IV. The Appropriate Order
[66] In the normal course, I would simply dismiss the appeal and uphold the order of the Divisional Court that rule 30.1 applies to both the videotape and the IME, and that subject to a judge's order under rule 30.1.01(8), they cannot be disclosed by the plaintiff in the benefits action. However, while this appeal was pending, the parties proceeded with their motion under subrule (8). The motion judge ordered the plaintiff to produce the videotape, but refused to order production of the IME. Both sides have obtained leave to appeal from that order to the Divisional Court. The parties included a copy of the motion judge's endorsement in the appeal book. Those reasons must now be assessed in the light of these reasons.
[67] If both parties are content, the appeals from the motion judge's order under subrule (8) should proceed in the Divisional Court in the normal course. One or both parties may, however, wish to make a motion under s. 6(2) of the Courts of Justice Act. That section would allow this court to hear the appeal from the motion judge as long as this appeal was still outstanding in this court. There was some discussion at the time of oral argument concerning the possible application of s. 6(2). I think the parties should have an opportunity to revisit their positions with respect to that section after reviewing these reasons.
[68] Rather than dismissing the appeal immediately, I would release these reasons and allow the parties an opportunity to decide whether either or both wish to bring a motion under s. 6(2) of the Courts of Justice Act. The parties should inform this court within seven days of the release of these reasons whether any such motion will be brought. If the motion is to be brought, counsel may arrange a conference call with me to work out the details. If neither party decides to bring a motion under s. 6(2), an order can issue dismissing the appeal.
V. Costs
[69] The parties agreed that the successful party on the appeal was entitled to costs in the amount of $14,000, inclusive of disbursements and GST, payable upon the completion of the action. [page297] If no motion is brought under s. 6(2) and the appeal is dismissed, the plaintiff is entitled to costs in that amount. If a motion is to be brought under s. 6(2), I would not make any order as to costs until the matter is fully dealt with in this court.
Appeal dismissed.
Notes
Note 1: In its factum, the appellant suggests that the record does not indicate how the plaintiff came into possession of the videotape. Both the motion judge (para. 49) and the Divisional Court (para. 6) proceeded on the basis that the copy of the videotape of the surveillance was given to the plaintiff pursuant to the tort defendant's obligations under Rule 30. I propose to do the same.

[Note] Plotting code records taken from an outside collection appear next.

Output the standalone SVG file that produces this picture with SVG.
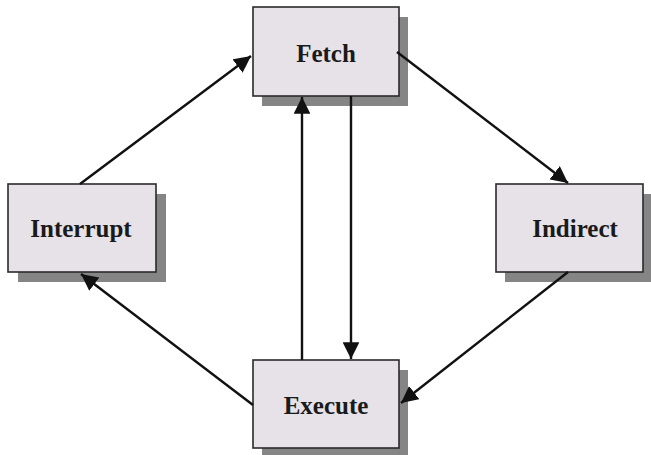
<svg xmlns="http://www.w3.org/2000/svg" width="651" height="455" viewBox="0 0 651 455">
  <style>
    .shadow { fill: #858585; }
    .box { fill: #e6e2e8; stroke: #2a2a2a; stroke-width: 1.6; }
    .label { font-family: "Liberation Serif", "Times New Roman", serif; font-weight: bold; font-size: 25px; fill: #1a1a1a; text-anchor: middle; }
    .edge { stroke: #111; stroke-width: 2.4; fill: none; marker-end: url(#arrow); }
  </style>
  <defs>
    <marker id="arrow" viewBox="0 0 10 10" refX="10" refY="5" markerWidth="7" markerHeight="7" orient="auto" markerUnits="strokeWidth">
      <path d="M0,0 L10,5 L0,10 Z" fill="#111"/>
    </marker>
  </defs>
  <rect width="651" height="455" fill="#ffffff"/>

  <g id="fetch">
    <rect class="shadow" x="262" y="17" width="146" height="89"/>
    <rect class="box" x="253" y="7" width="146" height="89"/>
    <text class="label" x="326" y="62">Fetch</text>
  </g>
  <g id="interrupt">
    <rect class="shadow" x="18" y="194" width="148" height="88"/>
    <rect class="box" x="8" y="184" width="148" height="88"/>
    <text class="label" x="81" y="237">Interrupt</text>
  </g>
  <g id="indirect">
    <rect class="shadow" x="505" y="194" width="147" height="88"/>
    <rect class="box" x="496" y="184" width="147" height="88"/>
    <text class="label" x="575" y="237">Indirect</text>
  </g>
  <g id="execute">
    <rect class="shadow" x="262" y="370" width="146" height="88"/>
    <rect class="box" x="253" y="360" width="146" height="88"/>
    <text class="label" x="326" y="414">Execute</text>
  </g>

  <!-- connectors sit on top of the box shadows -->
  <g id="connectors">
    <line class="edge" x1="80" y1="184" x2="251" y2="56"/>
    <line class="edge" x1="397" y1="52" x2="568" y2="183"/>
    <line class="edge" x1="568" y1="272" x2="401" y2="403"/>
    <line class="edge" x1="253" y1="405" x2="81" y2="274"/>
    <line class="edge" x1="302" y1="360" x2="302" y2="97"/>
    <line class="edge" x1="351" y1="96" x2="351" y2="359"/>
  </g>
</svg>
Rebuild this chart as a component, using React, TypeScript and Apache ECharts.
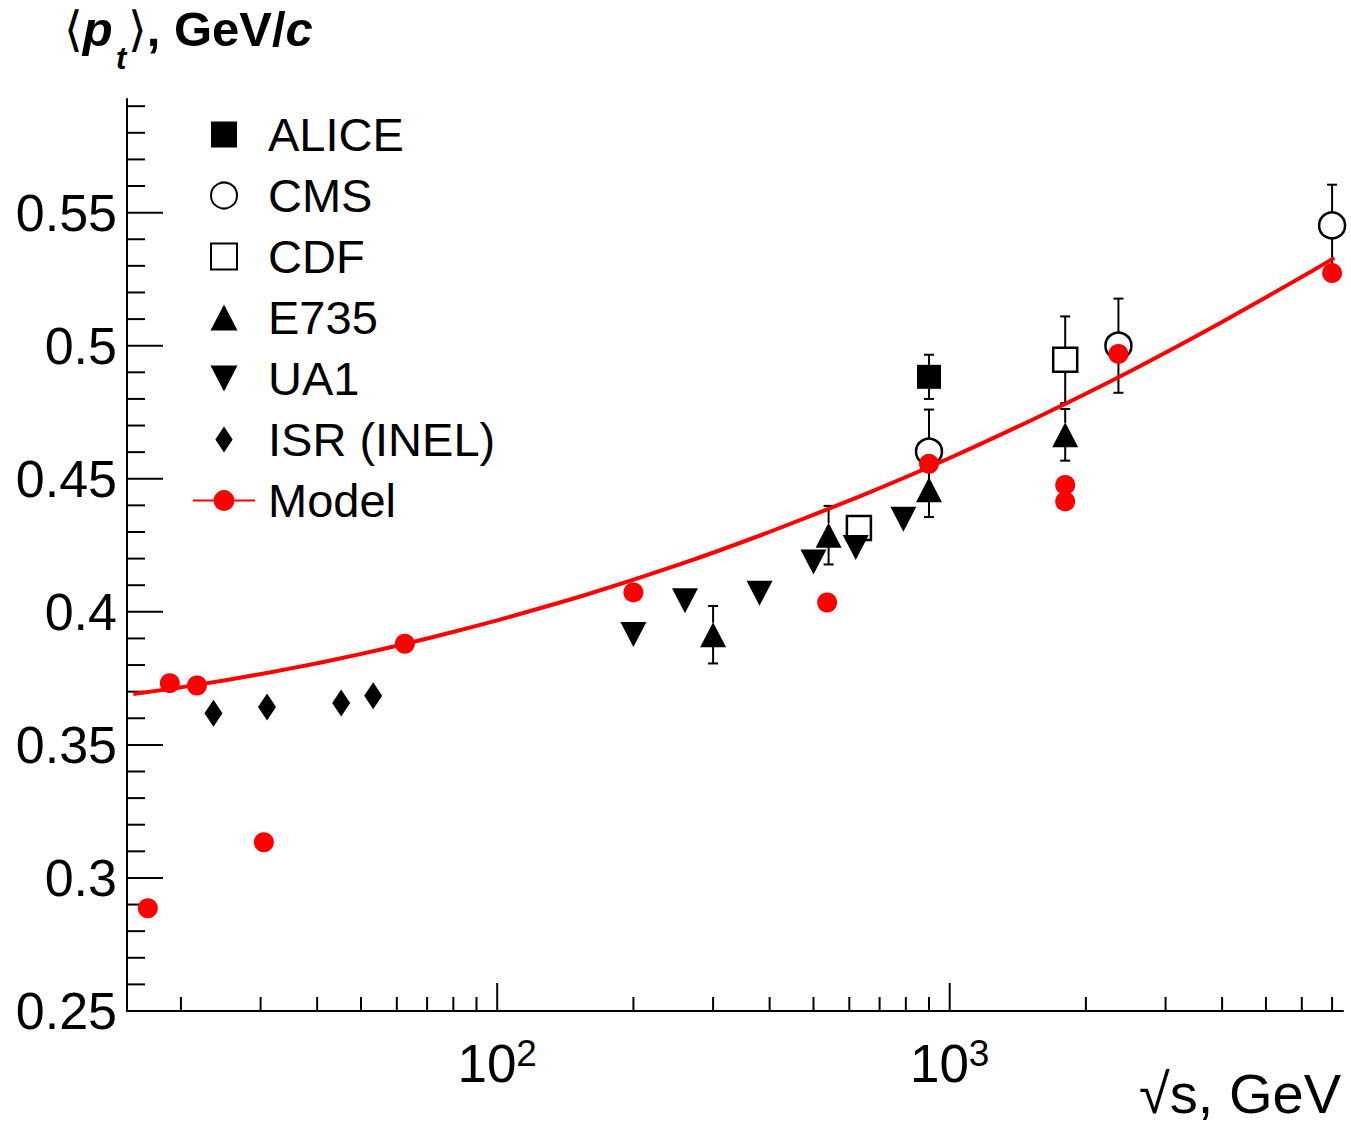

Note 2: At the same time that AXA pursued its leave to appeal application in this court, it brought a motion for production of the material pursuant to rule 30.1.01(8) in the Superior Court. On February 11, 2008, Kennedy J. ordered production of the videotape but not the IME. This court was told that both parties have now appealed that decision to the Divisional Court. I will have more to say about this development when addressing the appropriate order in Part IV of these reasons.
Note 3: There may be cases where an entity in possession of evidence (or derivative information) was not a party to the litigation in which the deemed undertaking arose but has sufficient connection to the recipient of the information that the deemed undertaking will extend to that entity. That issue does not arise in this case.
Note 4: The arbitration cases relied on by the plaintiff have no application. Those cases accept that the arbitrator has a discretion that goes far beyond the balancing of competing interests contemplated by subrule (8): see e.g., Snook v. ING Insurance Co. of Canada (September 15, 2003), FSCO A02-000728 (Arbitrator J. Sandomirsky).